Уже тогда, в 10-е годы ХХ века, начал свое завоевание Петербурга и электрический свет. По конструкции своей электрические фонари были очень разными, от простых светильников на невысоких столбах из гнутых железных труб с простыми белыми тарелками отражателей, какие можно было встретить вокруг Таврического сада, на Таврической и соседних улицах, до эффектных, напоминающих миниатюрные Эйфелевы башни высоченных столбов на Малой Итальянской и Греческом. Эти столбы были увенчаны огромными стеклянными коробками в форме призмы и дожили так до самой революции.

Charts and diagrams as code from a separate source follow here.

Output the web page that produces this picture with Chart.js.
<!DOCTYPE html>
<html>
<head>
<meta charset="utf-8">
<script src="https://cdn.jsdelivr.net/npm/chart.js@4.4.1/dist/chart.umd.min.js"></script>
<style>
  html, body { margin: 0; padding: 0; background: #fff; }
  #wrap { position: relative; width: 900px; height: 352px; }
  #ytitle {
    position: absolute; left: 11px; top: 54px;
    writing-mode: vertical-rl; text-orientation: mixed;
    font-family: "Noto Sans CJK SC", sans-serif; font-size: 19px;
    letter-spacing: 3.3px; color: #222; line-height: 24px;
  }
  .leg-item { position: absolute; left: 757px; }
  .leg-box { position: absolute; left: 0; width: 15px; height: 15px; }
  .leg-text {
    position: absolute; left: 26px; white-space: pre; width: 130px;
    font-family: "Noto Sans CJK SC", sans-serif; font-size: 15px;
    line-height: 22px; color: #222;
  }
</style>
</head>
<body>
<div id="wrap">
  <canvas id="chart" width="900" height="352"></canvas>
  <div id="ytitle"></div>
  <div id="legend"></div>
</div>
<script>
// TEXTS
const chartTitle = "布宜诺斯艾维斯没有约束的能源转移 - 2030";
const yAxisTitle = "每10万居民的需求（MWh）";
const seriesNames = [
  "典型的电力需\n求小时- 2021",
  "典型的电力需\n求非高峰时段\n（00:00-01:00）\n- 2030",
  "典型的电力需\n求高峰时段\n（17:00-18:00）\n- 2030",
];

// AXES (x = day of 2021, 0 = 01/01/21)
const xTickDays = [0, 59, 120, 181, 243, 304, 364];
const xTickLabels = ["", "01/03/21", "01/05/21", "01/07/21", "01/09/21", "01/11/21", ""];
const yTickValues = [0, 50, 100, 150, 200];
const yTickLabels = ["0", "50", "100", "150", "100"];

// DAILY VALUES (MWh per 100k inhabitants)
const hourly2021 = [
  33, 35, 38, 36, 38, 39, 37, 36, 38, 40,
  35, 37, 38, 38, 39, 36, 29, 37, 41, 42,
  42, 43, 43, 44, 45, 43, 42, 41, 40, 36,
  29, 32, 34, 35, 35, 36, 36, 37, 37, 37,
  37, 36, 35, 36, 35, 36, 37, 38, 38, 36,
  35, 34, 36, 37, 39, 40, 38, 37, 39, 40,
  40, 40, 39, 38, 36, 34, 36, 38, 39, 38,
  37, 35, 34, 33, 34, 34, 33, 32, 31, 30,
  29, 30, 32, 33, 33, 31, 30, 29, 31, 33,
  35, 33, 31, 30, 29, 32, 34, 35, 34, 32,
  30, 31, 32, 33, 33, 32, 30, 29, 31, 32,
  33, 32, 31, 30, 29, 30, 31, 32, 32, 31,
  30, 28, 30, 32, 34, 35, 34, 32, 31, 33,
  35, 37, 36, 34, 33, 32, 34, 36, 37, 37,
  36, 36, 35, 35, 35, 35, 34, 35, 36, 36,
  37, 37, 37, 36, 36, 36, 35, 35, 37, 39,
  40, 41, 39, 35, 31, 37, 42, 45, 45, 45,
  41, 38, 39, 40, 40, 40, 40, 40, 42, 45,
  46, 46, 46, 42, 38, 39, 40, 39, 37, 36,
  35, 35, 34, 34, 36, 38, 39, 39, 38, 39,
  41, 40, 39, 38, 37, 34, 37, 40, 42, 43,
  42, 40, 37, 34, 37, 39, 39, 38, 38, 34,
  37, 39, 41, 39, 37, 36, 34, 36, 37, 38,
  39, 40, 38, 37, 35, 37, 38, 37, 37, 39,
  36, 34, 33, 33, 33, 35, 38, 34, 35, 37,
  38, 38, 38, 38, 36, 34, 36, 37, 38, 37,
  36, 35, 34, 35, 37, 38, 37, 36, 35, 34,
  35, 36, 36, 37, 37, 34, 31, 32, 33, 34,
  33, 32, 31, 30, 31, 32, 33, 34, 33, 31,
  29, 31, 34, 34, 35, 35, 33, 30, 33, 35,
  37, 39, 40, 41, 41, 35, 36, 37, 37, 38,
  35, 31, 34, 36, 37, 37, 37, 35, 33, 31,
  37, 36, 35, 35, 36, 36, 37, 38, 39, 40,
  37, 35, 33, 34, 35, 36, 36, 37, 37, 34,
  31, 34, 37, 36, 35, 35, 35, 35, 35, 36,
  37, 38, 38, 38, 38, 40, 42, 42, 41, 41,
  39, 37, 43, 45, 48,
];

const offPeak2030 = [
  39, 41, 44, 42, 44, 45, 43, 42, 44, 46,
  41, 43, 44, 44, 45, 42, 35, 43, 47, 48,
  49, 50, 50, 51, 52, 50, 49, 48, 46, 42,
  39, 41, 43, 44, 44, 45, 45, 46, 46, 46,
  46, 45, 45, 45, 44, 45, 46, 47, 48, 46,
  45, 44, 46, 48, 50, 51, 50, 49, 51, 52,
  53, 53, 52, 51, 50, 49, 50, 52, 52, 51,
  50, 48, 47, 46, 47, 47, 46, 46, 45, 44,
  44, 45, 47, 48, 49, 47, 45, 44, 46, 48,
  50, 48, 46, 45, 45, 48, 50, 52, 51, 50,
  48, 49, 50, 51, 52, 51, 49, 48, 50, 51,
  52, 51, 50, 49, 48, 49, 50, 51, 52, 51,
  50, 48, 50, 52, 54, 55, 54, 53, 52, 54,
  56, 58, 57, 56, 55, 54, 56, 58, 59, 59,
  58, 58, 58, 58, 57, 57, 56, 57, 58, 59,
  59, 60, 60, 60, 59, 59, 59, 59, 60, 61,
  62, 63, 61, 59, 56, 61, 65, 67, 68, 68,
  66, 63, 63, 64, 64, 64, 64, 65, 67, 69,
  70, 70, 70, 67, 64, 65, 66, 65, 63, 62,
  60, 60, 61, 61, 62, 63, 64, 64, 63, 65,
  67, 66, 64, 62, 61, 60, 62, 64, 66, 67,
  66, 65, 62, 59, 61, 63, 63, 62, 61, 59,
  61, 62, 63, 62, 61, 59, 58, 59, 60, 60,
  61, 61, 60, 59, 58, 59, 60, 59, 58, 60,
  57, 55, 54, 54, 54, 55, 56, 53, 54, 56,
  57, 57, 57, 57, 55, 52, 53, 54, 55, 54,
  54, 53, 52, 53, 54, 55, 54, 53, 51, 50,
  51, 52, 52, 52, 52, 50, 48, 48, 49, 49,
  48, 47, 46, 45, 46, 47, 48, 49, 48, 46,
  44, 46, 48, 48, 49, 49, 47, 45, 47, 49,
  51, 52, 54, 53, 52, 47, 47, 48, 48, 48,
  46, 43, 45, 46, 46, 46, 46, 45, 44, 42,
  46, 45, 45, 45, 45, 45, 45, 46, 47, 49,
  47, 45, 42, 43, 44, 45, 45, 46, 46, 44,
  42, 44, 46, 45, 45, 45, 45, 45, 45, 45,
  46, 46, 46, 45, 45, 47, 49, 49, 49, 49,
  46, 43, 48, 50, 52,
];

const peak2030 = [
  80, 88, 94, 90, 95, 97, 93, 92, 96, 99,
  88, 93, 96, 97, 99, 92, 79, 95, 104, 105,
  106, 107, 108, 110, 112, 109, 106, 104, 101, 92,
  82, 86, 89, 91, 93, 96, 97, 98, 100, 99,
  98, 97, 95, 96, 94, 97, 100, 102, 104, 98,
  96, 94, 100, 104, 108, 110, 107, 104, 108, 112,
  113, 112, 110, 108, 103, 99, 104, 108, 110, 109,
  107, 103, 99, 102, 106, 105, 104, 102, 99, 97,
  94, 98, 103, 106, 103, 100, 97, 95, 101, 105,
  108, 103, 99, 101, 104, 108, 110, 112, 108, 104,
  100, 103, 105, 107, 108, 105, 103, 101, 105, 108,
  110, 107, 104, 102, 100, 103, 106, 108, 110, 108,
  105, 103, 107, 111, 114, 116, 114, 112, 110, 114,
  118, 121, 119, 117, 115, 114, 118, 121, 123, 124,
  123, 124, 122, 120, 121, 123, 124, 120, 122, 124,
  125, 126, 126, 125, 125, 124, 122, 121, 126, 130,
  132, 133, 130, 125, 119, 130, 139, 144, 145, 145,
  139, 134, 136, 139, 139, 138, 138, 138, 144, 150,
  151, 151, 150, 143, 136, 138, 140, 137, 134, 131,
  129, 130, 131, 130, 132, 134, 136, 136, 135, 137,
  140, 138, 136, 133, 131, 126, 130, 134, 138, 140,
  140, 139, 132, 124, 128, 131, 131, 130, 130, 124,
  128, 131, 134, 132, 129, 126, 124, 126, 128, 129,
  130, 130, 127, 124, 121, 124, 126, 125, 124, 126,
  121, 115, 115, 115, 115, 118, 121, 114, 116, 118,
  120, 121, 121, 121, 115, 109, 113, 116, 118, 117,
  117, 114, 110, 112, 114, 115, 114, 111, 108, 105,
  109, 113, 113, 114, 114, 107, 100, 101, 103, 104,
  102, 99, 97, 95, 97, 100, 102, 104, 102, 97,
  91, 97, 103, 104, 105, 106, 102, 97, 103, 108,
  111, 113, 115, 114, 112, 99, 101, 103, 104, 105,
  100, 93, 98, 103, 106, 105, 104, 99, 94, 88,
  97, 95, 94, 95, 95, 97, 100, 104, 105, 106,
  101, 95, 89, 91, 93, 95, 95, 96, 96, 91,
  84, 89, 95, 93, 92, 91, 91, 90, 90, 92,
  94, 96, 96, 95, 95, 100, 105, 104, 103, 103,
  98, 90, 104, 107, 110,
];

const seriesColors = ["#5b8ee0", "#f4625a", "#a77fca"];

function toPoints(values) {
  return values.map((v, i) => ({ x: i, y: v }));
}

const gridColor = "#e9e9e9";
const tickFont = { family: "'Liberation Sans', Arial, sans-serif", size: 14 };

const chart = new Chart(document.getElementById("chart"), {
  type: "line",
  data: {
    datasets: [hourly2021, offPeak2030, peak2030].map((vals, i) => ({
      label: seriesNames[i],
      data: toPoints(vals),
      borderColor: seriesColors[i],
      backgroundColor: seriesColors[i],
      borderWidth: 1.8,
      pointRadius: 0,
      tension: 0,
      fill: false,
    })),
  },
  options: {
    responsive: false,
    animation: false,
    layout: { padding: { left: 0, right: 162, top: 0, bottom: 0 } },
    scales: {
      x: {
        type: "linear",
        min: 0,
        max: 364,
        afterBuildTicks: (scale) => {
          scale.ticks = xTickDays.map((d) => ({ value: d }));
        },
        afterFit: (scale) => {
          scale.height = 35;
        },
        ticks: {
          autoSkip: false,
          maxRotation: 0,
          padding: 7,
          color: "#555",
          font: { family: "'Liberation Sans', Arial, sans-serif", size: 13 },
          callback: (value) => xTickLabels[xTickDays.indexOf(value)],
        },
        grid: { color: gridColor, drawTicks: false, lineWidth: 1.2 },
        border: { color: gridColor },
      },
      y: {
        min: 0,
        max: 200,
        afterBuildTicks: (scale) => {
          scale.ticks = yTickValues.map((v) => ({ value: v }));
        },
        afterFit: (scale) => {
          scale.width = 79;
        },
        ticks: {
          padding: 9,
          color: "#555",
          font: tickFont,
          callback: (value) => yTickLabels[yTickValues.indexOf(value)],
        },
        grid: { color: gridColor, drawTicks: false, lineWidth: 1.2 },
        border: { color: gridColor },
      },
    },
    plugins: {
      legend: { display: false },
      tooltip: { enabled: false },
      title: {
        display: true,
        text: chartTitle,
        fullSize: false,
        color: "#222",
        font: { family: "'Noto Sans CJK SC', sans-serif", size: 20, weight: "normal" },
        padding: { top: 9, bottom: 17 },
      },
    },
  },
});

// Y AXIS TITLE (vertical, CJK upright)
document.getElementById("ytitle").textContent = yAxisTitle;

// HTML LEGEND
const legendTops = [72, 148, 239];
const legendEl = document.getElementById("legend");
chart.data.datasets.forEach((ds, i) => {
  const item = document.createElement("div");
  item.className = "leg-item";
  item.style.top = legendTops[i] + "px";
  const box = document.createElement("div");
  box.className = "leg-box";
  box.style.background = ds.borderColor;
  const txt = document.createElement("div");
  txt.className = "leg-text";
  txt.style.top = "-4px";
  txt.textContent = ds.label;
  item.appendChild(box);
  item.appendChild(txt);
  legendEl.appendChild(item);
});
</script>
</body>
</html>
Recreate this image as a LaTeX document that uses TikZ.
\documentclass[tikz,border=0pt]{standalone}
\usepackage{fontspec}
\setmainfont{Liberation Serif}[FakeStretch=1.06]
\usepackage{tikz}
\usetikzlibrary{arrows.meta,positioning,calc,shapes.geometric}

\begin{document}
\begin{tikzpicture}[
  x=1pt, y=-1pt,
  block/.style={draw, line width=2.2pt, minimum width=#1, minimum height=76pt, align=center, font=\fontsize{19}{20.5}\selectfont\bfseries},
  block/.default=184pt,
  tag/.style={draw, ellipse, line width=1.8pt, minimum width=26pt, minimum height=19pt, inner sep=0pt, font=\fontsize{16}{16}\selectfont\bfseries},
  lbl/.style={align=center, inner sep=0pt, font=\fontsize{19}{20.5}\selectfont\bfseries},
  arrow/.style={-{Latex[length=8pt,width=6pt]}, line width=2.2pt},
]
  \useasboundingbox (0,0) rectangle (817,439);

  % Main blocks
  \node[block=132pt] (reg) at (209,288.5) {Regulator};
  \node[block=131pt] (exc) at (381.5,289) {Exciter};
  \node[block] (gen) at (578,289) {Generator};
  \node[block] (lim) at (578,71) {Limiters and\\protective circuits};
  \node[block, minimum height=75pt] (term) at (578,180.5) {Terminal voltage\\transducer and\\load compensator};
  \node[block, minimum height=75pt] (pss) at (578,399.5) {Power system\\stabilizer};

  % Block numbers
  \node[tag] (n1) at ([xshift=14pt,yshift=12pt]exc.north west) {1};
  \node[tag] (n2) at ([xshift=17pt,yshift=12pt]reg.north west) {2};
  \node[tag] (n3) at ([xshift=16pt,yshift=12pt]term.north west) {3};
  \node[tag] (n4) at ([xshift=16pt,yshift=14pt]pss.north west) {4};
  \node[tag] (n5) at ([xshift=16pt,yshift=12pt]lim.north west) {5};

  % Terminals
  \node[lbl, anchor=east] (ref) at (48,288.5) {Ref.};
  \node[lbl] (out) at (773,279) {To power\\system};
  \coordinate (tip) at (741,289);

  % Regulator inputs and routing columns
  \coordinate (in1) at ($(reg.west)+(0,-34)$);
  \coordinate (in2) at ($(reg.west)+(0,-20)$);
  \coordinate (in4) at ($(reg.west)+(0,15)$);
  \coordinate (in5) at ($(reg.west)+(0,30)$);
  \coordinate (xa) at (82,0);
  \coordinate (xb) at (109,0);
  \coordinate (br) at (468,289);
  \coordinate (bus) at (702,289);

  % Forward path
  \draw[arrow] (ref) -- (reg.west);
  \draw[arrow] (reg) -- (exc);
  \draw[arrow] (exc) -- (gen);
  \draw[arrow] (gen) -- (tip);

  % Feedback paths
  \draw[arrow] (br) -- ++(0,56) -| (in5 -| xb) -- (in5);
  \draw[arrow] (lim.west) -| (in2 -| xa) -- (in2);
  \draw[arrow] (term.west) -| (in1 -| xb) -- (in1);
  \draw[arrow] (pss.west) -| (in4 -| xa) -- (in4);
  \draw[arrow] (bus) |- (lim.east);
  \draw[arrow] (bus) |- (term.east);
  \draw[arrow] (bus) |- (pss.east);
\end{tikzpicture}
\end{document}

А главные улицы были украшены еще более монументальными электрическими фонарями, высокими, изящными, с большим сияющим яйцом молочного стекла, которое было охвачено тонкой проволочной сеткой. И таким фонарям еще нужен был фонарщик. По утрам он спускал с помощью лебедки это яйцо с его высоты и менял в нём угольные цилиндры, небольшие палочки спрессованного угля толщиной с палец взрослого человека. Обгоревшие угольки фонарщик выкидывал прямо на землю, и их тут же расхватывали мальчишки. А зажигались такие фонари уже централизованно, все сразу и с лёгким треском, по Невскому проспекту и Большой Морской. Свет они давали слегка сиреневого оттенка, горели с лёгким жужжанием над головами прохожих.
Понятно, что показанная смена поколений освещавших наш город фонарей не проходила последовательно и повсеместно. Невский, как было сказано выше, сиял электричеством еще с конца XIX века, остальные же части города долгое время оставались под влиянием тех или иных коммерческих структур со своими последствиями. Между компаниями-поставщиками горючего сырья шла борьба за право освещать город. Керосин сгорал в фонарях в пользу нефтяных компаний, например, обогащая Эммануила Людвиговича Нобеля. Газ и электричество позволяли заработать угольным магнатам. Город был поделен между этими силами, поэтому, когда в центре уже переливалась электрическим сиянием реклама лампочек «Осрам», Нарвская, Выборгская сторона и Охта, Полюстрово, Невская застава, почти три четверти города «мерцали рыжими глазами худосочных керосиновых коптелок».